L'homme a changé, et son rapport à Dieu change aussi: l'homme moderne n'est plus sujet à un pacte féodal, mais un individu à la conscience tourmentée, en quête de vérité, intolérant à toutes mystifications. Il veut une relation sincère et libre avec Dieu, et non pas s’ôter la pensée de la tête en payant la facture. Lorsqu'il invite ses collègues à en discuter, le programme de discussion devient incontrôlable et envahit toute l'Allemagne, connaissant un succès énorme.

D’aide à la conversion qu’elle était, l’indulgence devient un synonyme d’infamie et le détonateur d’une contestation qui explose dans toute l’Europe: elle demeure ainsi dans de nombreuses consciences, encore aujourd’hui scandalisées par la gravité de ce qui s’est passé il y a cinq -siècles.

Essayons de mettre les choses en ordre: que dit l'Eglise aujourd'hui sur la doctrine des indulgences? Commençons par dire ce qui n'est plus valable: les jours, mois et années de «réduction de peine» ont été abolis par Paul vi en 1967. L'indulgence aujourd'hui ne peut être que partielle ou plénière, et est très limitée par rapport au passé. Ces qualités ne sont pas la chose la plus importante: aujourd'hui on prêche surtout la doctrine spirituelle qui les sous-tend: la doctrine des résidus du péché.

Après la confession, le péché est éliminé, mais la nostalgie du goût du péché demeure. Le mal garde son attrait, continue de nous tenter, nous affaiblit, nous fait retomber toujours dans les mêmes péchés. Quiconque est «sérieux» avec le Seigneur sait bien qu'on ne peut pas se leurrer en pensant qu'une confession suffit pour mettre fin au péché. Si nous avions la foi, il en serait sans doute ainsi, mais notre faiblesse est si grande que cela ne suffit malheureusement pas. Même le corps, après une maladie grave, a besoin d’une longue convalescence avant de guérir complètement. L'attrait du péché, ses résidus deviennent un fardeau pour celui qui veut marcher vite dans la volonté de Dieu.

La peine du péché, c'est précisément cette longue convalescence qui nous empêche de courir vite vers l'amour de Dieu pour nous.
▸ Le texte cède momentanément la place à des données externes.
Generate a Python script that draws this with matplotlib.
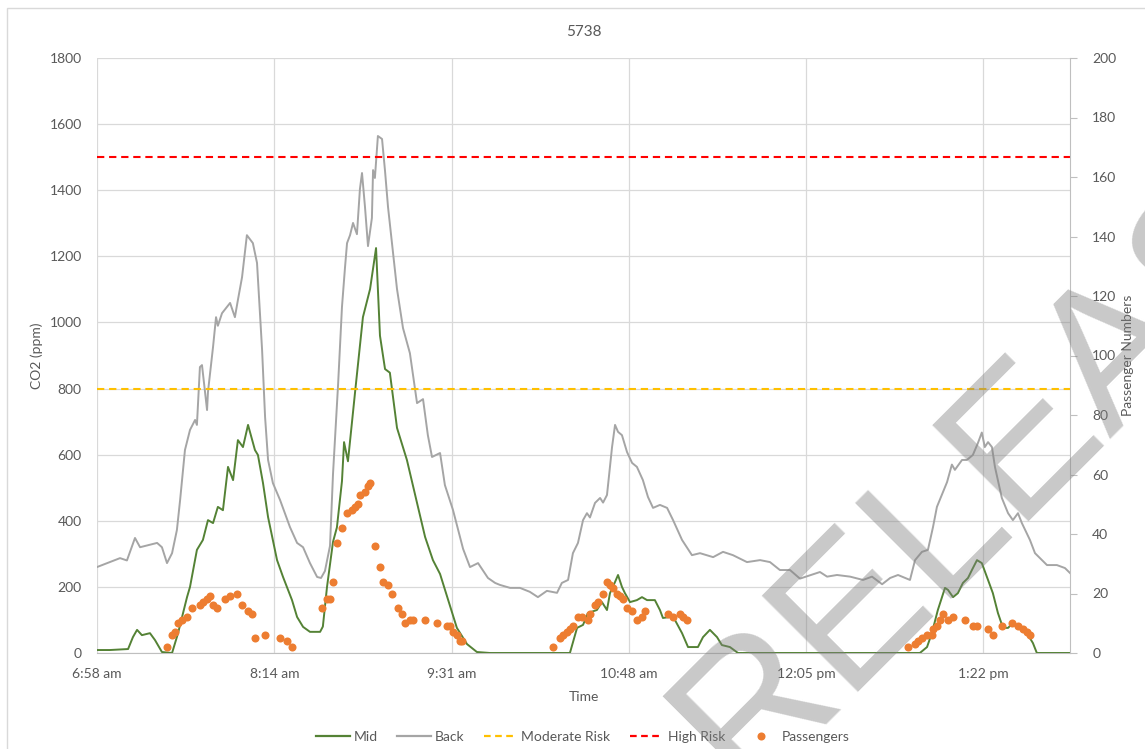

L'Eglise donc, pour aider ceux qui souhaitent guérir plus rapidement, indique quelques bonnes œuvres qui sont certainement utiles pour guérir plus vite: en réalité ce sont toujours les mêmes. En effet, il nous est demandé de renforcer la communion avec le Christ dans les sacrements, avec la foi dans l'Eglise (récitation du Credo et de la prière pour le Pape) et avec nos frères (œuvres de charité). Lorsqu'une indulgence (partielle ou plénière) est attribuée à ces œuvres, nous croyons par la foi que l'attrait pour le péché diminue et qu'au contraire la charité et la sainteté augmentent de manière particulièrement intense. Les résidus du péché sont éliminés et la personne guérit plus vite qu’avant.

Voici pourquoi, aujourd'hui comme alors, un bon chrétien ne manque pas cette «offre spéciale»!